That day he had his major meltdown, crying, “I want Chappy, I want Chappy.” Over and over and over with his head buried in my chest. And again, I knew. And again I tried to push the thoughts away.
But as Noah’s Dad, his main man, his best friend, and his rock, I couldn’t push it away forever, and I made the decision to put things on hiatus, at least for now, with my Farmer’s Daughter. We won’t be living together as we have been working to do. We won’t be dating. We won’t even be seeing each other.
Her heart is broken. My heart is broken. Noah’s heart is broken. But in the end, his heart will have the chance to heal because of this. He’ll have that rock to stand on, that shoulder to bury his face into, and that place of safety that I know in my heart of hearts he’s been missing.
And this is where I hate blogging. Oh, I love every minute of it, usually. But not on days like today. Not when I have to share what I shouldn’t have to share because I chose to share so much of the rest of it before.
But this is the life of a blogger. So many of you love me. So many of you love the people in my life that I share with you. And they can’t simply disappear without mention. There is order to blogging, and some things I can’t choose not to share. Not really.
Just know that I may not be able to read today’s comments for a long while at least.
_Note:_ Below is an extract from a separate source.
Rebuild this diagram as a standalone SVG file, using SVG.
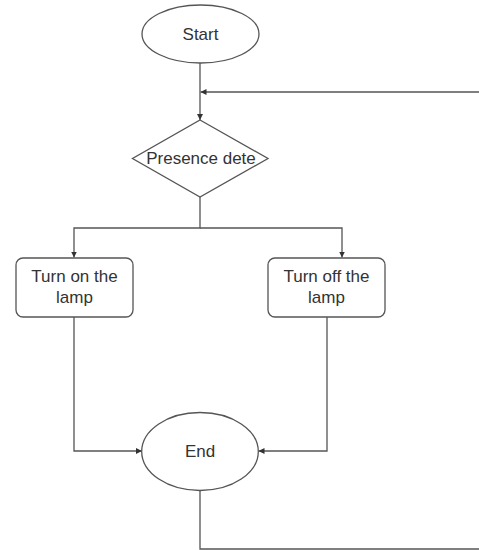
<svg xmlns="http://www.w3.org/2000/svg" width="479" height="550" viewBox="0 0 479 550">
<defs>
<style>
.shape{fill:#fff;stroke:#555;stroke-width:1.3}
.edge{fill:none;stroke:#555;stroke-width:1.3}
text{font-family:"Liberation Sans",Arial,sans-serif;font-size:17px;fill:#333;text-anchor:middle}
</style>
<marker id="arr" viewBox="0 0 10 10" refX="10" refY="5" markerWidth="6" markerHeight="6" markerUnits="userSpaceOnUse" orient="auto">
<path d="M0,0 L10,5 L0,10 Z" fill="#333"/>
</marker>
</defs>
<rect width="479" height="550" fill="#fff"/>
<g id="connectors">
<path class="edge" d="M200,63 V120" marker-end="url(#arr)"/>
<path class="edge" d="M479,92 H200.5" marker-end="url(#arr)"/>
<path class="edge" d="M200,197 V228 H74 V257.5" marker-end="url(#arr)"/>
<path class="edge" d="M200,228 H342 V257.5" marker-end="url(#arr)"/>
<path class="edge" d="M74,317 V451 H142" marker-end="url(#arr)"/>
<path class="edge" d="M327,317 V451 H258.5" marker-end="url(#arr)"/>
<path class="edge" d="M200,491 V549 H479"/>
</g>
<g id="start">
<ellipse class="shape" cx="200.5" cy="34" rx="58.5" ry="29"/>
<text x="200.5" y="40">Start</text>
</g>
<g id="presence">
<polygon class="shape" points="200,120 268,158.5 200,197 132.5,158.5"/>
<text x="201" y="164">Presence dete</text>
</g>
<g id="turn-on">
<rect class="shape" x="16" y="258" width="117" height="59" rx="7"/>
<text x="74.5" y="282">Turn on the</text>
<text x="74.5" y="303">lamp</text>
</g>
<g id="turn-off">
<rect class="shape" x="268" y="258" width="117" height="59" rx="7"/>
<text x="326.5" y="282">Turn off the</text>
<text x="326.5" y="303">lamp</text>
</g>
<g id="end">
<ellipse class="shape" cx="200" cy="451.5" rx="58.3" ry="39"/>
<text x="200" y="457">End</text>
</g>
</svg>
The other hard nature of blogging is that there are always those who will have no qualm telling me where I went wrong, how I made the wrong decisions, and how I am hurting others. There are those who love to rub salt into very fresh wounds. And I just can’t take it. Not today. Not when I’m hurting. Not when this has all hurt (so very badly) the woman that I love.
Will the future open up for us again? Is it just not now or is it not ever?
I don’t know. I can’t know. I can’t worry about that right now. Right now, I can only worry about my Noah and let the future take care of itself.
Dan Pearce, Single Dad Laughing
PS. I will be blogging as usual from here on out. I have to. I need to. Blogging is my release. Getting back to the predictable, and the routine, and the day to day is what I need. I hope you’ll join me.